As we saw in the formula, the Fay-Herriot model includes an area-level random effect (\(u_i\)) and an error term (\(\epsilon_i\)) . This is known as the sampling error, and represents the error in our measurement. It is the random variability that comes from our survey sampling process. For domains with small samples, our error terms will be larger than for domains with larger samples.

4.2 The Intercept-Only Model

The first version of the Fay-Herriot model we will implement is the intercept-only model. The intercept-only model is a special case of the Fay-Herriot model where there are no auxiliary variables other than the constant term (the intercept). This means that the linking model is simplified to:

\[ \theta_i = \beta_0 + u_i \]

  • where \(\beta_0\) is the overall average mean across all areas.

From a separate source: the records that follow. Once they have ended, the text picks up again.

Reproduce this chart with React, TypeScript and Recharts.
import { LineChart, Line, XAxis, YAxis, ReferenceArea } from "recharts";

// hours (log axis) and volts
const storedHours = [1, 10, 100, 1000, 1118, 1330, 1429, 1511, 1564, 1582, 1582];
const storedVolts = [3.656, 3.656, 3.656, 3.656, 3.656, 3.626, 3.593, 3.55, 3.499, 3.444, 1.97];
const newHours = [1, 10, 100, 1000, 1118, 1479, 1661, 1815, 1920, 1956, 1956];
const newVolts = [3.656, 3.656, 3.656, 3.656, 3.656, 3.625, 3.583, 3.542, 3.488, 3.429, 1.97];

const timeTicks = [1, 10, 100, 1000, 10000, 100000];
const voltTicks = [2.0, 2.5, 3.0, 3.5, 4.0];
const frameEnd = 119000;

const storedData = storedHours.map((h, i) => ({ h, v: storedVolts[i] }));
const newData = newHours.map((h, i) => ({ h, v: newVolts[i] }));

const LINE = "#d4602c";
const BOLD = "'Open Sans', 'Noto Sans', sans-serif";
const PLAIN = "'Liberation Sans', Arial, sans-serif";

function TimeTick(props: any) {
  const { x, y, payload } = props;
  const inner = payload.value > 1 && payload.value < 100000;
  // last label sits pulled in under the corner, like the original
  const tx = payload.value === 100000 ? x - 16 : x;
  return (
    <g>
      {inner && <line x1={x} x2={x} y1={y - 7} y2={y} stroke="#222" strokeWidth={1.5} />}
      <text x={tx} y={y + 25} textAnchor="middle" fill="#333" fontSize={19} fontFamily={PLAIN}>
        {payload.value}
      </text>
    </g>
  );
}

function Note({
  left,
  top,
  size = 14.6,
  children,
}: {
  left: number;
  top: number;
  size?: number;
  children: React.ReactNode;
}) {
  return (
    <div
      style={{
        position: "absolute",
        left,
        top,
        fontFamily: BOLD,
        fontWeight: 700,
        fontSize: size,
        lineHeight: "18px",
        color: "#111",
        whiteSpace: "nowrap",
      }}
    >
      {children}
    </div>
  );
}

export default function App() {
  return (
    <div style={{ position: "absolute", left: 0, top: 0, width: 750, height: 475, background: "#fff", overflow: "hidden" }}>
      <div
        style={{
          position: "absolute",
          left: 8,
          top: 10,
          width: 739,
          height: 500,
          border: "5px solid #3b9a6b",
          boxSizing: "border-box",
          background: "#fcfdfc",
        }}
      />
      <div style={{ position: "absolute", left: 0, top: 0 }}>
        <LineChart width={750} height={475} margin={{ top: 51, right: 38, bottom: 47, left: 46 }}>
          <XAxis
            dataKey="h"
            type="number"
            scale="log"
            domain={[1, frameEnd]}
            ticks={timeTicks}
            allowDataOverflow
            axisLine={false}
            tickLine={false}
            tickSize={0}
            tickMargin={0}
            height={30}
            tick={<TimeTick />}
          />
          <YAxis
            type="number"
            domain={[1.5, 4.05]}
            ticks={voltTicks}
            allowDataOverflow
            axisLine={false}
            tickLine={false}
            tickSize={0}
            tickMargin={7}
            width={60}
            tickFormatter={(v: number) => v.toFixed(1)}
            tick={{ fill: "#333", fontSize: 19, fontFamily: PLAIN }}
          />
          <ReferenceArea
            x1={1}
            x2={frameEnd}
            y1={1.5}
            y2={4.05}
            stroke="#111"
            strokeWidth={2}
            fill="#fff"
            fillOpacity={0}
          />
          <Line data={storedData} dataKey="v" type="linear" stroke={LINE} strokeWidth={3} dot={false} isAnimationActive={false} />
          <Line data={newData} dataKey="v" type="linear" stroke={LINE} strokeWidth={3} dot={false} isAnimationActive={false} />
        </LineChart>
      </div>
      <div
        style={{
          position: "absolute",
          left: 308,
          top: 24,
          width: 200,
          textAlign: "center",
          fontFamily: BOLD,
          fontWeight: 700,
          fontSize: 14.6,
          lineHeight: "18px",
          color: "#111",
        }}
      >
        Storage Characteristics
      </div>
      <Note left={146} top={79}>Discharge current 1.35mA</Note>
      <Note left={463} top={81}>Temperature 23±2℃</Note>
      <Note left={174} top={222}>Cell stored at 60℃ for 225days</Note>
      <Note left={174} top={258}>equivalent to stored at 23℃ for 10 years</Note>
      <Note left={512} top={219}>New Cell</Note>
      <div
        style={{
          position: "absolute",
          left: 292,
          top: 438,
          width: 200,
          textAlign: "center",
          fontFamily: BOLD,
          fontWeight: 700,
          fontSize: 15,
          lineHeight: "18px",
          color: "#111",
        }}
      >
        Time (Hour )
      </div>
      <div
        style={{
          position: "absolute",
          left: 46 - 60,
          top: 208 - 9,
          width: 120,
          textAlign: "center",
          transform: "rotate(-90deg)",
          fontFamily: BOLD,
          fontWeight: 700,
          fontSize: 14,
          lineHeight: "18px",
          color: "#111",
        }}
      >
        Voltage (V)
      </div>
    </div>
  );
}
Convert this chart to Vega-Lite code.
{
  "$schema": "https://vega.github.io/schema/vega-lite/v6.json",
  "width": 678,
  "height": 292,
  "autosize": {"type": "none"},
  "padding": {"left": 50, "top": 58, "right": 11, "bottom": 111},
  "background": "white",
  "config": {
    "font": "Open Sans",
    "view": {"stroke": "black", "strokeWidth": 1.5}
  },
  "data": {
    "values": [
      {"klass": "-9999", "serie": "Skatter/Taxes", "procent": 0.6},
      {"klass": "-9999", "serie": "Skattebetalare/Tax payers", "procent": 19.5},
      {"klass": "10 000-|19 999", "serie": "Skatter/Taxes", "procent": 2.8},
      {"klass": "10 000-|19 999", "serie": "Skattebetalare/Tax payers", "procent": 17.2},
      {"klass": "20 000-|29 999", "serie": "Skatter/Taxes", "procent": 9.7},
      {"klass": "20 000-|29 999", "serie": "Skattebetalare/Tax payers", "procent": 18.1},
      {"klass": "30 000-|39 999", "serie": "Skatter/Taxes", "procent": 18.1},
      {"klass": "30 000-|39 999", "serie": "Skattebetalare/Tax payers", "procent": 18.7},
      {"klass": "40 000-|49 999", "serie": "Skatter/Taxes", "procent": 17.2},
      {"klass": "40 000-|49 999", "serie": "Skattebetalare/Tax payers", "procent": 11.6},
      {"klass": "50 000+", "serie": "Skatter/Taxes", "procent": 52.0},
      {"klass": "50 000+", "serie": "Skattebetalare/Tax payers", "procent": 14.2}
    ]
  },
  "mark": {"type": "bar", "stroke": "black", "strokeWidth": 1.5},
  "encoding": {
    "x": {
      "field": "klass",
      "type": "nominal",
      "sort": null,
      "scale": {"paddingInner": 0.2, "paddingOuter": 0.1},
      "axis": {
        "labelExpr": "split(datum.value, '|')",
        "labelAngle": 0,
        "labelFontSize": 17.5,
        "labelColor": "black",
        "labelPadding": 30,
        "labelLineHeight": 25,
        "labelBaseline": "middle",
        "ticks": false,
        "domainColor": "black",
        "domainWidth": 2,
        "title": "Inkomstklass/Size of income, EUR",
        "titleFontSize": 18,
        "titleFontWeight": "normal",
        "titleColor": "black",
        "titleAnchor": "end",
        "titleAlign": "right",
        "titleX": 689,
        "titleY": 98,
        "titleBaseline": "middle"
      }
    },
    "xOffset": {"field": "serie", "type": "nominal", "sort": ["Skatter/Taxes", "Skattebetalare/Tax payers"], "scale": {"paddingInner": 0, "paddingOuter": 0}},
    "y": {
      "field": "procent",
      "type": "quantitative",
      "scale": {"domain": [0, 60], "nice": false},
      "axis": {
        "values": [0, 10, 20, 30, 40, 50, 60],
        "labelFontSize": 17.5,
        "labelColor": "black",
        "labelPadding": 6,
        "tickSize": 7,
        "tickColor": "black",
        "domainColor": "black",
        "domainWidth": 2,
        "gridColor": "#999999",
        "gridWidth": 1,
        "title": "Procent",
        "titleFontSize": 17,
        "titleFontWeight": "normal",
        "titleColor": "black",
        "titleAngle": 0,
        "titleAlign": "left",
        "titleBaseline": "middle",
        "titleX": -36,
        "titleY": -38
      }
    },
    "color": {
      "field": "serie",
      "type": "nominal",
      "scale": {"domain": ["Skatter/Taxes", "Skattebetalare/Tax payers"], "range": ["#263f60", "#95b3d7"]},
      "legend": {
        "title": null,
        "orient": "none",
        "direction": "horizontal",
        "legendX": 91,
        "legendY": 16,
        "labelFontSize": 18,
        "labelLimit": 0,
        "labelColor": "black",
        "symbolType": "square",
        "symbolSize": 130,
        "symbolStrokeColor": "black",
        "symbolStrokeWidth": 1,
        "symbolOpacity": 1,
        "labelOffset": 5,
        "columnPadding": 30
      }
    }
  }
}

The model assumes that we do not have any specific data to predict the districts’ estimates other than the already calculated direct estimates. Therefore, the estimated income is a combination of the average income across all districts and the direct estimates from the survey. The weight of each component will be determined by the variance of the direct estimates. In the extreme cases where we do not have a direct estimate for our district, the full value is the average income across all districtrs.

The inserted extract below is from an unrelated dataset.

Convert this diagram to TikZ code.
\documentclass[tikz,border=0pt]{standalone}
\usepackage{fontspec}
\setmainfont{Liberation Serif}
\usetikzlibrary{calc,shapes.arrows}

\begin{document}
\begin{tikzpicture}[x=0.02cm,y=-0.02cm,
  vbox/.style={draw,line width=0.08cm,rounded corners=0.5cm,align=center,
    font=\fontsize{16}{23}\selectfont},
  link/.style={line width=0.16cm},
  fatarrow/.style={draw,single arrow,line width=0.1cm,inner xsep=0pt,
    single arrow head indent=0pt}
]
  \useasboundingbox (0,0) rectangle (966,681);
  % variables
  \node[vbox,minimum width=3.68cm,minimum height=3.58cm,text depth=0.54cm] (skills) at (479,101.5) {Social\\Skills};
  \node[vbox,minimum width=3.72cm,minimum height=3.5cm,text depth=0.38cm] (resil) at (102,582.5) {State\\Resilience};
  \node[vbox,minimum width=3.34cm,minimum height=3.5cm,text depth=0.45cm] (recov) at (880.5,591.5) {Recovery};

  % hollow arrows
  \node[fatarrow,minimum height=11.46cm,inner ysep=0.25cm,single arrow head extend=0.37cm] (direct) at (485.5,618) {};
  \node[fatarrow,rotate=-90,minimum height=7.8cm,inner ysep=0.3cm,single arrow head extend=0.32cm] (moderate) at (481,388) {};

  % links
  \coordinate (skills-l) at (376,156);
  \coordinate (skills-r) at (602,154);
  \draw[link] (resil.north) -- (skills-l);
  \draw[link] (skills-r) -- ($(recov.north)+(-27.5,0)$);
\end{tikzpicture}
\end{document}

4.3 Applying the area-level model to our data

We will calculate the intercept-only model for our Austrian exmaple. The estimates from this model should improve those we obtained through the direct estimate. Most importantly, we should be able to obtain estimates for all the districts, even the out of sample ones. To do so, we will use the fh() function from the emdi package. This function allows us to estimate the Fay-Herriot model building from previously-calculated direct estimates.

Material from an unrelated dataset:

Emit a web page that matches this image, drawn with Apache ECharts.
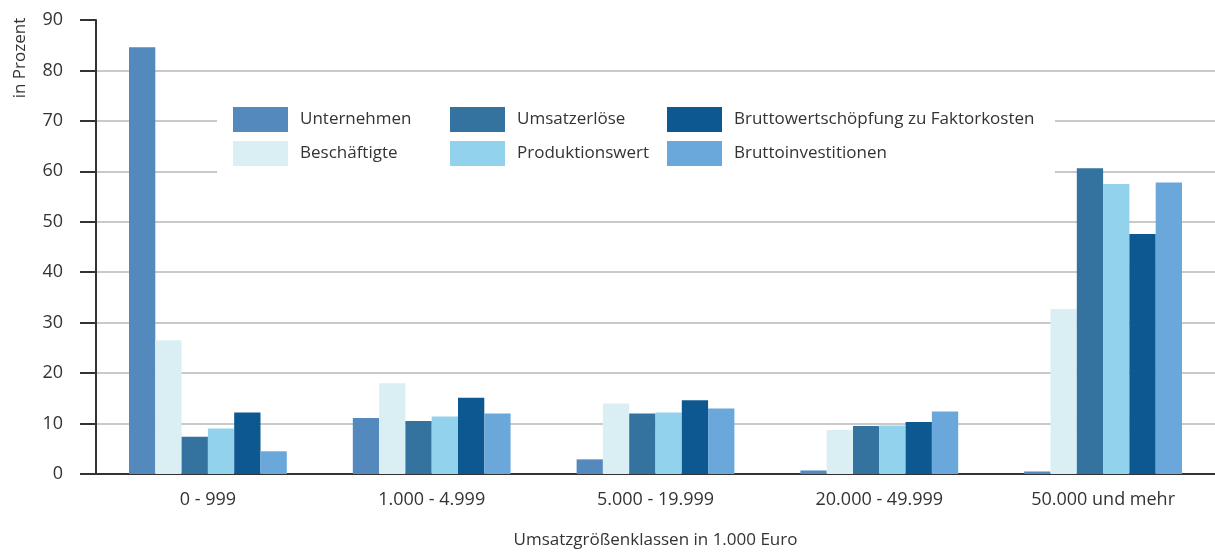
<!DOCTYPE html>
<html>
<head>
<meta charset="utf-8">
<script src="https://cdn.jsdelivr.net/npm/echarts@6/dist/echarts.min.js"></script>
<style>
  html, body { margin: 0; padding: 0; background: #fff; overflow: hidden; }
  #chart { width: 1215px; height: 557px; }
</style>
</head>
<body>
<div id="chart"></div>
<script>
const categories = ['0 - 999', '1.000 - 4.999', '5.000 - 19.999', '20.000 - 49.999', '50.000 und mehr']

const unternehmen = [84.6, 11.1, 2.9, 0.7, 0.5]
const beschaeftigte = [26.5, 18.0, 14.0, 8.7, 32.7]
const umsatzerloese = [7.4, 10.5, 12.0, 9.5, 60.6]
const produktionswert = [9.0, 11.4, 12.2, 9.6, 57.5]
const bruttowertschoepfung = [12.2, 15.1, 14.6, 10.3, 47.6]
const bruttoinvestitionen = [4.5, 12.0, 13.0, 12.4, 57.8]

const yTicks = { min: 0, max: 90, interval: 10 }

const FONT = '"Open Sans"'
const TEXT = '#333333'

const colors = {
  unternehmen: '#5389bd',
  beschaeftigte: '#daeff3',
  umsatzerloese: '#34729f',
  produktionswert: '#93d2ec',
  bruttowertschoepfung: '#0d5891',
  bruttoinvestitionen: '#6aa8db',
}

function bar(name, data, color) {
  return {
    name,
    type: 'bar',
    data,
    barGap: '0%',
    barCategoryGap: '29.5%',
    itemStyle: { color },
  }
}

function legendCol(left, names) {
  return {
    orient: 'vertical',
    left,
    top: 107,
    padding: 0,
    itemWidth: 55,
    itemHeight: 25,
    itemGap: 9,
    icon: 'rect',
    data: names,
    textStyle: { fontFamily: FONT, fontSize: 17, color: TEXT, padding: [2, 0, 0, 7] },
  }
}

const chart = echarts.init(document.getElementById('chart'), null, { renderer: 'canvas' })

chart.setOption({
  animation: false,
  backgroundColor: '#ffffff',
  grid: { left: 96, right: 0, top: 20, bottom: 78, containLabel: false },
  legend: [
    legendCol(233, ['Unternehmen', 'Beschäftigte']),
    legendCol(450, ['Umsatzerlöse', 'Produktionswert']),
    legendCol(667, ['Bruttowertschöpfung zu Faktorkosten', 'Bruttoinvestitionen']),
  ],
  graphic: {
    elements: [
      // white box behind the legend
      { type: 'rect', left: 217, top: 98, z: 3, shape: { width: 838, height: 82 }, style: { fill: '#ffffff' } },
      {
        type: 'text',
        x: 20,
        y: 58,
        rotation: Math.PI / 2,
        z: 5,
        style: { text: 'in Prozent', fill: TEXT, font: '17px ' + FONT, align: 'center', verticalAlign: 'middle' },
      },
    ],
  },
  xAxis: {
    type: 'category',
    data: categories,
    axisLine: { lineStyle: { color: TEXT, width: 2 } },
    axisTick: { show: false },
    axisLabel: { color: TEXT, fontFamily: FONT, fontSize: 18, margin: 17 },
    name: 'Umsatzgrößenklassen in 1.000 Euro',
    nameLocation: 'middle',
    nameGap: 55,
    nameTextStyle: { color: TEXT, fontFamily: FONT, fontSize: 17, lineHeight: 23 },
  },
  yAxis: {
    type: 'value',
    min: yTicks.min,
    max: yTicks.max,
    interval: yTicks.interval,
    axisLine: { show: true, lineStyle: { color: TEXT, width: 2 } },
    axisTick: { show: true, length: 16, lineStyle: { color: TEXT, width: 2 } },
    axisLabel: { color: TEXT, fontFamily: FONT, fontSize: 18, margin: 33 },
    splitLine: { show: true, showMaxLine: false, lineStyle: { color: '#c9c9c9', width: 2 } },
  },
  series: [
    bar('Unternehmen', unternehmen, colors.unternehmen),
    bar('Beschäftigte', beschaeftigte, colors.beschaeftigte),
    bar('Umsatzerlöse', umsatzerloese, colors.umsatzerloese),
    bar('Produktionswert', produktionswert, colors.produktionswert),
    bar('Bruttowertschöpfung zu Faktorkosten', bruttowertschoepfung, colors.bruttowertschoepfung),
    bar('Bruttoinvestitionen', bruttoinvestitionen, colors.bruttoinvestitionen),
  ],
})
</script>
</body>
</html>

First, we will prepare the data for modelling by obtaining the direct estimates and their variance. We will then estimate the FH model and calculate the 95% confidence interval of our estimates.

# Prepare the sample data (rename columns for consistency)
smpAgg <- sae_direct %>%
  mutate(Var_Direct = SD^2,       # variance of the direct estimate
         Mean = Direct) %>%       # rename Direct to Mean
  select(Domain, Mean, Var_Direct)

# Prepare the population covariates (all 94 domains)
popAgg <- eusilcA_popAgg %>%
  select(Domain, cash, self_empl)

# Combine sample and population data
combined_data <- combine_data(
  pop_data   = popAgg,    pop_domains = "Domain",
  smp_data   = smpAgg,    smp_domains = "Domain"
)

# Fit the intercept-only Fay–Herriot model
fh_int <- emdi::fh(
  fixed         = Mean ~ 1,
  vardir        = "Var_Direct",
  combined_data = combined_data,
  domains       = "Domain",
  method        = "reml",              
  MSE           = TRUE
)

# Extract estimates (includes OOS areas)
results_int <- as.data.frame(emdi::estimators(fh_int, MSE = TRUE))

# Plot results and 95% confidence intervals

results_ci <- results_int %>%
  mutate(
    lower = FH - 1.96 * sqrt(FH_MSE),
    upper = FH + 1.96 * sqrt(FH_MSE)
  )

# Add an oos column for oos districts
results_ci <- results_ci |> 
  mutate(
    oos = ifelse(Domain %in% eusilcA_smp$district, "In-sample", "Out-of-sample")
  )

# Plot
ggplot(results_ci, aes(x = reorder(Domain, FH), y = FH)) +
  geom_errorbar(aes(ymin = lower, ymax = upper, colour = oos), width = 0.3) +
  geom_point(aes(color = oos)) +
  coord_flip() +
  labs(
    x = "District",
    y = "Equivalised income (Intercept-only Fay–Herriot estimate)",
    colour = "Out of sample",
    title = "Model-Based Estimates of Equivalised Income (95% CI)"
  ) +
  theme_minimal() +
  theme(axis.text.y = element_text(lineheight = 1.5))

The plot shows the estimated income for each of the 94 districts in Austria, with their respective confidence intervals. Since the model weights the relative importance of the district’s direct estimate and the average across-districts income, those districts for which a direct estimate is not available will be assigned the global average income (districts in blue). For all the other districts, the weight of the direct estimate will be higher as its variance becomes smaller.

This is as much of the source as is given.